**What you are asked to do**
Check each line of the data for "Convert" and select those that have it.

[Entries start]

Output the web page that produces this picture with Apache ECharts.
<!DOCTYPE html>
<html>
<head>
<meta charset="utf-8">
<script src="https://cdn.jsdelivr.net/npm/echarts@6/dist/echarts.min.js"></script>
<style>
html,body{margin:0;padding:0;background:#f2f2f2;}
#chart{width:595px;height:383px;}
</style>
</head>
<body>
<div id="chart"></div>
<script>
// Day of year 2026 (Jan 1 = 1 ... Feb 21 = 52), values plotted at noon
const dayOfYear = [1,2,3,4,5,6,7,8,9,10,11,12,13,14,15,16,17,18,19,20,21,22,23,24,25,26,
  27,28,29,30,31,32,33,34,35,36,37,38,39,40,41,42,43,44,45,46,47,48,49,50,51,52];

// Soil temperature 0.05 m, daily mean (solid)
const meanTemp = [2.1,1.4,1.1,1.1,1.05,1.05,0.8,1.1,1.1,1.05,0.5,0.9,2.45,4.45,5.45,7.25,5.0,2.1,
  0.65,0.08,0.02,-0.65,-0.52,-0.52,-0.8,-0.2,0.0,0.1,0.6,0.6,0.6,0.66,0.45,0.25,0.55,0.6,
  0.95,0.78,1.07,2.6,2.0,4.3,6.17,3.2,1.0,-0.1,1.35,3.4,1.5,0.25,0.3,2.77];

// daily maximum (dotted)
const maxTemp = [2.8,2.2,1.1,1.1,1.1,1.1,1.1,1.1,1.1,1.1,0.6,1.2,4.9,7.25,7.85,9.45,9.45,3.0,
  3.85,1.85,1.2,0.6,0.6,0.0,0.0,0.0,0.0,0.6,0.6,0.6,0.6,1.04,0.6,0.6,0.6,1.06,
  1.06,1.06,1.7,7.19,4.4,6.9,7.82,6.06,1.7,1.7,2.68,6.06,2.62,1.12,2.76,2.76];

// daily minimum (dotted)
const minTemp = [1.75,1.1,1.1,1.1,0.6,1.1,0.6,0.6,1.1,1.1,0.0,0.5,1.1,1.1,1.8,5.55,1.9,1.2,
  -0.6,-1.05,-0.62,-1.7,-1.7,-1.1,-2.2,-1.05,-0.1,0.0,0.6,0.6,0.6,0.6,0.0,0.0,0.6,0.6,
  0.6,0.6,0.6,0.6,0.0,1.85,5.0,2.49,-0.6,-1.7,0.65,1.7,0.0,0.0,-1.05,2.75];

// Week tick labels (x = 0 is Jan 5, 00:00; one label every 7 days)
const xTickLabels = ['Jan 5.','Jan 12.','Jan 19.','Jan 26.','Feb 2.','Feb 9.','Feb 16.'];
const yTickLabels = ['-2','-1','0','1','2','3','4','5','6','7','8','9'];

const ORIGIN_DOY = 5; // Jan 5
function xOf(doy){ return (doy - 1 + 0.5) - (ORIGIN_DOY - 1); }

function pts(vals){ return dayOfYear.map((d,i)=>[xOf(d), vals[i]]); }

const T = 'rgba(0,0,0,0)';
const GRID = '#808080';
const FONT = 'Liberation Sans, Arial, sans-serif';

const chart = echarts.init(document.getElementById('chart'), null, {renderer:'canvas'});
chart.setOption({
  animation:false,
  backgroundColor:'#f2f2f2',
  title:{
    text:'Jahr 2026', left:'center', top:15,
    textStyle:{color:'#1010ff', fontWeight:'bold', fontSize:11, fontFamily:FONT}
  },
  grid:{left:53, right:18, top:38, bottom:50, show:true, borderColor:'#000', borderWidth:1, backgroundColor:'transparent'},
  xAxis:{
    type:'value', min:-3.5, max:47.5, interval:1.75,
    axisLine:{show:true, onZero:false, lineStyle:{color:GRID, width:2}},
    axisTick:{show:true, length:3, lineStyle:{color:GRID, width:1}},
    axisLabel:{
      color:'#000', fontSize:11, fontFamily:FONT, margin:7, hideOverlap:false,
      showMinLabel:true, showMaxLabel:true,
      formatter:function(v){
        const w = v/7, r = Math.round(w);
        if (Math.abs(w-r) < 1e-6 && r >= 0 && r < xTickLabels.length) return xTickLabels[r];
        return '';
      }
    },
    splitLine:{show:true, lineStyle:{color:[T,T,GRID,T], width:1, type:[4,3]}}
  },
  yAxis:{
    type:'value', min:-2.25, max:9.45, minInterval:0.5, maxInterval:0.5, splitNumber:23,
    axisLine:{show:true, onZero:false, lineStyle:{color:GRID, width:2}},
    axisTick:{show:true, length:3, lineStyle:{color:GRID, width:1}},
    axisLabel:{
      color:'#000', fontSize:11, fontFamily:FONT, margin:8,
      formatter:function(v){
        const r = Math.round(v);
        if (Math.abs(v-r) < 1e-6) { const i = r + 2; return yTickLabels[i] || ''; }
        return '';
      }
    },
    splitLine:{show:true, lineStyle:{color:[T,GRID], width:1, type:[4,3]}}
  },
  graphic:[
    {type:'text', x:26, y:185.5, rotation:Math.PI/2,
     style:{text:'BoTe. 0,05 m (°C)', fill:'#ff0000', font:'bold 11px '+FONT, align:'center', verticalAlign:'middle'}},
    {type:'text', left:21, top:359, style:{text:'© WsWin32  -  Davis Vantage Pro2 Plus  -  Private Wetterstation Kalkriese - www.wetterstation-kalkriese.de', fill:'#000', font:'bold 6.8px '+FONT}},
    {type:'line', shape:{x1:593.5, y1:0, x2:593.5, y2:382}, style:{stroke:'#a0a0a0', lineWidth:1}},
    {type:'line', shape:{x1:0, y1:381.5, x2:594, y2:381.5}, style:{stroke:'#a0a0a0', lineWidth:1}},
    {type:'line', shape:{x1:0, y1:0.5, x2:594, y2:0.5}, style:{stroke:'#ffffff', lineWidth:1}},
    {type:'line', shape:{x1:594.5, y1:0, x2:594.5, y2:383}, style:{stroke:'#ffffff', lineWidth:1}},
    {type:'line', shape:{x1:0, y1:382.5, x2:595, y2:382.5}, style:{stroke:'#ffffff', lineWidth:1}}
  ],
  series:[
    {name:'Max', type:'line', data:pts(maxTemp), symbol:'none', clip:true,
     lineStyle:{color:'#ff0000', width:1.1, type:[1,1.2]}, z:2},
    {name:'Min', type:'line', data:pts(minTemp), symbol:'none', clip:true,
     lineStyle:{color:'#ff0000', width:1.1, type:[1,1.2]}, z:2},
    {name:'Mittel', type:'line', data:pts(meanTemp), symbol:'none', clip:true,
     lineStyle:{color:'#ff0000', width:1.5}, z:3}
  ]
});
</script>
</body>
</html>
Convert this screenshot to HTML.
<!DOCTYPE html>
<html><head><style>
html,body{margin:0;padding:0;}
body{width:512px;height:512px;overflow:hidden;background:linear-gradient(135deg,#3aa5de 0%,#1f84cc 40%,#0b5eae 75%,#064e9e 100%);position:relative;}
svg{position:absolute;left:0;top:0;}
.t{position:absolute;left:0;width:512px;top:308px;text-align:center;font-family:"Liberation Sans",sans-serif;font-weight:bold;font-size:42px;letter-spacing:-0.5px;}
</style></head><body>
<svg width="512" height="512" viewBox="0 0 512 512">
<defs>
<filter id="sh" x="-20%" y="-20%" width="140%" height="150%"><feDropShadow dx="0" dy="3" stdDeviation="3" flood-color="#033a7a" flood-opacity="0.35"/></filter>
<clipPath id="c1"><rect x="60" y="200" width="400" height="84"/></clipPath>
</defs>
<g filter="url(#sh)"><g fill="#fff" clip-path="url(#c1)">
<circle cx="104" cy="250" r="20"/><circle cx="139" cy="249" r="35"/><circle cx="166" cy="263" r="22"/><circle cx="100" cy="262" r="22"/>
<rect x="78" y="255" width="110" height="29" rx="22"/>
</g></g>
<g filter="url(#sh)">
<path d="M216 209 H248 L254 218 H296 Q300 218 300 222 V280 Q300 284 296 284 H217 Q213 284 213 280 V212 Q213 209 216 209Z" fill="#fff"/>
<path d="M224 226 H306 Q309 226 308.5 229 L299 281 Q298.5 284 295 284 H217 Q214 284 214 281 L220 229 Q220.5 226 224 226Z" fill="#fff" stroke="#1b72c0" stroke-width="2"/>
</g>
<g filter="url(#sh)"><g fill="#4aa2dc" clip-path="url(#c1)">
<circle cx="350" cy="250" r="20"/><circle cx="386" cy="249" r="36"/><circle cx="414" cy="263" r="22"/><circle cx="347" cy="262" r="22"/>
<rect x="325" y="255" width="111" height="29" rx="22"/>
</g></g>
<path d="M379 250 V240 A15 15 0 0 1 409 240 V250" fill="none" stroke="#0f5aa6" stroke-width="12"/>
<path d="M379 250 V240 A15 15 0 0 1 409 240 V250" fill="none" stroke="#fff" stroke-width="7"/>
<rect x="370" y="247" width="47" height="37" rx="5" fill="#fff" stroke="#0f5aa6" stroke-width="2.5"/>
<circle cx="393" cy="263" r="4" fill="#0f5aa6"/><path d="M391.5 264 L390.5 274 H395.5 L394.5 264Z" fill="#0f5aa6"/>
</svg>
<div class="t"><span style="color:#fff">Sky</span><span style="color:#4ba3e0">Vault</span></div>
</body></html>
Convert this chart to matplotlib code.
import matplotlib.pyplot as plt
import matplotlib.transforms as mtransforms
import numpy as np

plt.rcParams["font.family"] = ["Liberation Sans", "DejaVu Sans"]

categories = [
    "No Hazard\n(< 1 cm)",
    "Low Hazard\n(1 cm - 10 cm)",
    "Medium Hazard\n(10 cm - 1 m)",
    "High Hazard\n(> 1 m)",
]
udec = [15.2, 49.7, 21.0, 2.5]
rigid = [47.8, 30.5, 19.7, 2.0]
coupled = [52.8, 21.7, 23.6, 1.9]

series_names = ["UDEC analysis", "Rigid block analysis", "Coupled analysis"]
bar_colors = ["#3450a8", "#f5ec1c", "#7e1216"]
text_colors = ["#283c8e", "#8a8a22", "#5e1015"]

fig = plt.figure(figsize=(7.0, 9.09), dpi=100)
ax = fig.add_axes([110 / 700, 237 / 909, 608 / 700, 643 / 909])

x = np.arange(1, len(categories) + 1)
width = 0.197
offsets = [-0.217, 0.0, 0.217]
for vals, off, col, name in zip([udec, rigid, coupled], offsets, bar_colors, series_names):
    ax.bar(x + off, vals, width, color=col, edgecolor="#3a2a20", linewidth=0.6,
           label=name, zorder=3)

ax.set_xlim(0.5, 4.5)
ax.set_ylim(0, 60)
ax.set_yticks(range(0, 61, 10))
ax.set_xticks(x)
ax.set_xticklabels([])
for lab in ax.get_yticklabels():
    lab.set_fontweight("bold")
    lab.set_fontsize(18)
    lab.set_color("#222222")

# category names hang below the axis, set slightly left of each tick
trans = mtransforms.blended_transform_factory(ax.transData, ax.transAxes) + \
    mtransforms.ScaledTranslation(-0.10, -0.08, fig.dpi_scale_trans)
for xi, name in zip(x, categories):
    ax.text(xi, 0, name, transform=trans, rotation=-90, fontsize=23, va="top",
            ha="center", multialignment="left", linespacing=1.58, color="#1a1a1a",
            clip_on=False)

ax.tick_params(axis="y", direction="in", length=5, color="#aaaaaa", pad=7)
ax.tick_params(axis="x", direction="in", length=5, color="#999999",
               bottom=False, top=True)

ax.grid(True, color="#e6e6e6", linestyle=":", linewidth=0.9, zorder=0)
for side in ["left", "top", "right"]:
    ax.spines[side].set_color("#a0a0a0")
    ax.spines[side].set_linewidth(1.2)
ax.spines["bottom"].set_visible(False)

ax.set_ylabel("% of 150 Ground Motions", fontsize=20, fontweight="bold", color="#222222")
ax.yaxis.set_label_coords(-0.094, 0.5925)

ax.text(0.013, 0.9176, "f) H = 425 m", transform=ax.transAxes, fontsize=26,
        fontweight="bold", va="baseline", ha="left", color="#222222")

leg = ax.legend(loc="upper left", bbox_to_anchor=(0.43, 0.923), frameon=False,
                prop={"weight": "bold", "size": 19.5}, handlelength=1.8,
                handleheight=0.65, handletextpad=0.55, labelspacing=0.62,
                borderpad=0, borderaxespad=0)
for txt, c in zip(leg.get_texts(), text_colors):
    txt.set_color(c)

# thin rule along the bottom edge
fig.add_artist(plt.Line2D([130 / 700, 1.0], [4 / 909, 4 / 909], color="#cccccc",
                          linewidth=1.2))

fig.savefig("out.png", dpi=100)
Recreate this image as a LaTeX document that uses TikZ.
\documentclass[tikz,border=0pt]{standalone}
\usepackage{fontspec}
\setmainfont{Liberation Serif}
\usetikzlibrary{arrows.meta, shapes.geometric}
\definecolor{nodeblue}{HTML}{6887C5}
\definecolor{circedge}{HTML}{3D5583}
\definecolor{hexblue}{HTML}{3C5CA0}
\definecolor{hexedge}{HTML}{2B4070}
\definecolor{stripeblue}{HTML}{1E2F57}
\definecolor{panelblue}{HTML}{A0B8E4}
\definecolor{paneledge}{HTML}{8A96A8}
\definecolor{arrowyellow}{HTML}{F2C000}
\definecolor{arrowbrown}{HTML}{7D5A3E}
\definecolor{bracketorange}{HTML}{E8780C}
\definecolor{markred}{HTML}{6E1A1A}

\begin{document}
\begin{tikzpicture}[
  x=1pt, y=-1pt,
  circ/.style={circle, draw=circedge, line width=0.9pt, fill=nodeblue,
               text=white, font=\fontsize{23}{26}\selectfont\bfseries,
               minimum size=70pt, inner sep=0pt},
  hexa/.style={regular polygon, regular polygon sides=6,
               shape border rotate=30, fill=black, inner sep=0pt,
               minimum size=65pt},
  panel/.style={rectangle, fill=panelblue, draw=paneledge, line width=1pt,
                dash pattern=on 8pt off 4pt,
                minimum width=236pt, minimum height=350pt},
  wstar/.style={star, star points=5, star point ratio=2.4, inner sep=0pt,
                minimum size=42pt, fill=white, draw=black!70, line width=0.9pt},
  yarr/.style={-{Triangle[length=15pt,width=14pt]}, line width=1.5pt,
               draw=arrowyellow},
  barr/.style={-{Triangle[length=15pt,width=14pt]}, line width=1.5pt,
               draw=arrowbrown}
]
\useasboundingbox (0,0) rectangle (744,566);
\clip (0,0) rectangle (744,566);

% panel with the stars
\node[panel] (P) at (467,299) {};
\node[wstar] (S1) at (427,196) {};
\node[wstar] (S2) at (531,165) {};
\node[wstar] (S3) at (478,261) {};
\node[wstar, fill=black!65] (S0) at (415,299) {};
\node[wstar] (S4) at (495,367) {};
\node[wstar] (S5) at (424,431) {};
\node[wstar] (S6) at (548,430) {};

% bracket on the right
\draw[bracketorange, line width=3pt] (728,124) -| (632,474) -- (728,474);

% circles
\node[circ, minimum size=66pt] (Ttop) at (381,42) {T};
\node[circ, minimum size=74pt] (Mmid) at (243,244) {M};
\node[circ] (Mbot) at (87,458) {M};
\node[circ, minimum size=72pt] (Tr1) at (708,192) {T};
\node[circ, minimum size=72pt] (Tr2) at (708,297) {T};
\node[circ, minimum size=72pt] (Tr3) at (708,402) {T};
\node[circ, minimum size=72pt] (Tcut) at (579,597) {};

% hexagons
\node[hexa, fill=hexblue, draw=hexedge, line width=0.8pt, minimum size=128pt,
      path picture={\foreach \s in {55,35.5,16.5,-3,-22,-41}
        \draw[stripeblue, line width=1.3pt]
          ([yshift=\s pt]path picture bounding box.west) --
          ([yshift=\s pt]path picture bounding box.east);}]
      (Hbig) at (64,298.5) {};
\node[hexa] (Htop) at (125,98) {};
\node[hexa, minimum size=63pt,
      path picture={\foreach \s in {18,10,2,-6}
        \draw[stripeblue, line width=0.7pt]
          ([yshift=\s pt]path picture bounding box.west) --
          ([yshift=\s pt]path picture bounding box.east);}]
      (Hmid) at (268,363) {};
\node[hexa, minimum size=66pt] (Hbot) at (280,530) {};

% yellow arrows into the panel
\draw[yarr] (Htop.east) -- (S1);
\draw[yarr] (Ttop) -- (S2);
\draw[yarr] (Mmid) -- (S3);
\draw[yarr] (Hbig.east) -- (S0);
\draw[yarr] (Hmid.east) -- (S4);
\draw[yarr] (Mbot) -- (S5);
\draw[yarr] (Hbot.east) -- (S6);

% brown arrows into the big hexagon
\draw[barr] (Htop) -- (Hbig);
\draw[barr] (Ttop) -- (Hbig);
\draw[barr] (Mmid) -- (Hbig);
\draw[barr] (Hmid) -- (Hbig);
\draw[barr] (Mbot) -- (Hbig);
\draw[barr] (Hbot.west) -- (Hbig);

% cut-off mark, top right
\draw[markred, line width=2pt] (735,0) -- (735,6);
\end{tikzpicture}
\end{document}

[Entries end]

**Completed task**
Convert this screenshot to HTML.
Convert this chart to matplotlib code.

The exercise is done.